** BEGIN INFORMATION PROVIDED **

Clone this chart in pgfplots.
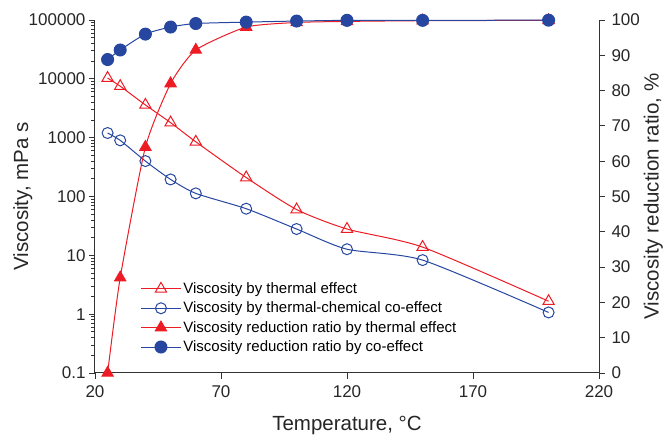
\documentclass[border=0pt]{standalone}
\usepackage{pgfplots}
\pgfplotsset{compat=1.18}
\usepackage{fontspec}
\setmainfont{Liberation Sans}
\definecolor{cred}{RGB}{237,28,36}
\definecolor{cblue}{RGB}{38,70,160}
\begin{document}
\begin{tikzpicture}
\useasboundingbox (-95pt,-68pt) rectangle (572pt,373pt);
\pgfplotsset{
  every axis/.append style={
    scale only axis, width=504pt, height=353pt,
    xmin=20, xmax=220,
    /pgf/number format/assume math mode=true,
    tick label style={font=\fontsize{17}{20}\selectfont, color=black!85},
    label style={font=\fontsize{20.5}{24}\selectfont, color=black!85},
    tick align=outside,
    major tick length=6pt, minor tick length=3.5pt,
    axis line style={black!80, line width=1pt},
    every tick/.style={black!80, line width=0.8pt},
  }
}
\begin{axis}[
  ymode=log, ymin=0.1, ymax=100000,
  axis y line*=left, axis x line*=bottom,
  xtick={20,70,120,170,220},
  ytick={0.1,1,10,100,1000,10000,100000},
  yticklabels={0.1,1,10,100,1000,10000,100000},
  xticklabel style={yshift=-3pt},
  xlabel={Temperature, °C},
  ylabel={Viscosity, mPa s},
  xlabel style={at={(axis description cs:0.5,0)}, anchor=north, yshift=-40pt},
  ylabel style={at={(axis description cs:0,0.5)}, anchor=south, yshift=59pt},
  clip=false,
]
\addplot[cred, line width=1pt, smooth, tension=0.4, mark=triangle, mark size=6.5pt, mark options={line width=1pt, fill=white, solid}] coordinates {
(25,10300) (30,7500) (40,3600) (50,1800) (60,850) (80,210) (100,60) (120,28) (150,13.8) (200,1.66)};
\addplot[cblue, line width=1pt, smooth, tension=0.4, mark=o, mark size=5.5pt, mark options={line width=1pt, fill=white, solid}] coordinates {
(25,1200) (30,900) (40,400) (50,195) (60,113) (80,62) (100,28) (120,12.7) (150,8.3) (200,1.07)};
\end{axis}
\begin{axis}[
  ymin=0, ymax=100,
  axis y line*=right, axis x line=none,
  ytick={0,10,...,100},
  yticklabel style={xshift=3pt},
  ylabel={Viscosity reduction ratio, \%},
  ylabel style={at={(axis description cs:1.082,0.5)}, anchor=north},
  legend style={at={(axis description cs:0.09,0.262)}, anchor=north west, draw=none, fill=none,
    font=\fontsize{15}{18}\selectfont, row sep=3pt, inner sep=0pt},
  legend cell align=left,
  legend image code/.code={\draw[#1] (0cm,0cm) -- (1.4cm,0cm); \draw[#1, mark repeat=1] plot coordinates {(0.7cm,0cm)};},
]
\addlegendimage{cred, line width=1pt, mark=triangle, mark size=6.5pt, mark options={line width=1pt, fill=white, solid}}
\addlegendentry{Viscosity by thermal effect}
\addlegendimage{cblue, line width=1pt, mark=o, mark size=5.5pt, mark options={line width=1pt, fill=white, solid}}
\addlegendentry{Viscosity by thermal-chemical co-effect}
\addplot[cred, line width=1pt, smooth, tension=0.35, mark=triangle*, mark size=6.5pt, mark options={fill=cred, solid}] coordinates {
(25,0) (30,27) (40,64) (50,82) (60,91.5) (80,98) (100,99.3) (120,99.6) (150,99.8) (200,99.9)};
\addlegendentry{Viscosity reduction ratio by thermal effect}
\addplot[cblue, line width=1pt, smooth, tension=0.4, mark=*, mark size=6pt, mark options={fill=cblue, solid}] coordinates {
(25,88.8) (30,91.5) (40,96) (50,98) (60,99) (80,99.4) (100,99.7) (120,99.9) (150,99.9) (200,99.95)};
\addlegendentry{Viscosity reduction ratio by co-effect}
\end{axis}
\end{tikzpicture}
\end{document}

** END INFORMATION PROVIDED **

**AIM:** Return the whole listing, word for word, and leave out every picture.

**ANSWER BELOW:**
Clone this chart in pgfplots.
\documentclass[border=0pt]{standalone}
\usepackage{pgfplots}
\pgfplotsset{compat=1.18}
\usepackage{fontspec}
\setmainfont{Liberation Sans}
\definecolor{cred}{RGB}{237,28,36}
\definecolor{cblue}{RGB}{38,70,160}
\begin{document}
\begin{tikzpicture}
\useasboundingbox (-95pt,-68pt) rectangle (572pt,373pt);
\pgfplotsset{
  every axis/.append style={
    scale only axis, width=504pt, height=353pt,
    xmin=20, xmax=220,
    /pgf/number format/assume math mode=true,
    tick label style={font=\fontsize{17}{20}\selectfont, color=black!85},
    label style={font=\fontsize{20.5}{24}\selectfont, color=black!85},
    tick align=outside,
    major tick length=6pt, minor tick length=3.5pt,
    axis line style={black!80, line width=1pt},
    every tick/.style={black!80, line width=0.8pt},
  }
}
\begin{axis}[
  ymode=log, ymin=0.1, ymax=100000,
  axis y line*=left, axis x line*=bottom,
  xtick={20,70,120,170,220},
  ytick={0.1,1,10,100,1000,10000,100000},
  yticklabels={0.1,1,10,100,1000,10000,100000},
  xticklabel style={yshift=-3pt},
  xlabel={Temperature, °C},
  ylabel={Viscosity, mPa s},
  xlabel style={at={(axis description cs:0.5,0)}, anchor=north, yshift=-40pt},
  ylabel style={at={(axis description cs:0,0.5)}, anchor=south, yshift=59pt},
  clip=false,
]
\addplot[cred, line width=1pt, smooth, tension=0.4, mark=triangle, mark size=6.5pt, mark options={line width=1pt, fill=white, solid}] coordinates {
(25,10300) (30,7500) (40,3600) (50,1800) (60,850) (80,210) (100,60) (120,28) (150,13.8) (200,1.66)};
\addplot[cblue, line width=1pt, smooth, tension=0.4, mark=o, mark size=5.5pt, mark options={line width=1pt, fill=white, solid}] coordinates {
(25,1200) (30,900) (40,400) (50,195) (60,113) (80,62) (100,28) (120,12.7) (150,8.3) (200,1.07)};
\end{axis}
\begin{axis}[
  ymin=0, ymax=100,
  axis y line*=right, axis x line=none,
  ytick={0,10,...,100},
  yticklabel style={xshift=3pt},
  ylabel={Viscosity reduction ratio, \%},
  ylabel style={at={(axis description cs:1.082,0.5)}, anchor=north},
  legend style={at={(axis description cs:0.09,0.262)}, anchor=north west, draw=none, fill=none,
    font=\fontsize{15}{18}\selectfont, row sep=3pt, inner sep=0pt},
  legend cell align=left,
  legend image code/.code={\draw[#1] (0cm,0cm) -- (1.4cm,0cm); \draw[#1, mark repeat=1] plot coordinates {(0.7cm,0cm)};},
]
\addlegendimage{cred, line width=1pt, mark=triangle, mark size=6.5pt, mark options={line width=1pt, fill=white, solid}}
\addlegendentry{Viscosity by thermal effect}
\addlegendimage{cblue, line width=1pt, mark=o, mark size=5.5pt, mark options={line width=1pt, fill=white, solid}}
\addlegendentry{Viscosity by thermal-chemical co-effect}
\addplot[cred, line width=1pt, smooth, tension=0.35, mark=triangle*, mark size=6.5pt, mark options={fill=cred, solid}] coordinates {
(25,0) (30,27) (40,64) (50,82) (60,91.5) (80,98) (100,99.3) (120,99.6) (150,99.8) (200,99.9)};
\addlegendentry{Viscosity reduction ratio by thermal effect}
\addplot[cblue, line width=1pt, smooth, tension=0.4, mark=*, mark size=6pt, mark options={fill=cblue, solid}] coordinates {
(25,88.8) (30,91.5) (40,96) (50,98) (60,99) (80,99.4) (100,99.7) (120,99.9) (150,99.9) (200,99.95)};
\addlegendentry{Viscosity reduction ratio by co-effect}
\end{axis}
\end{tikzpicture}
\end{document}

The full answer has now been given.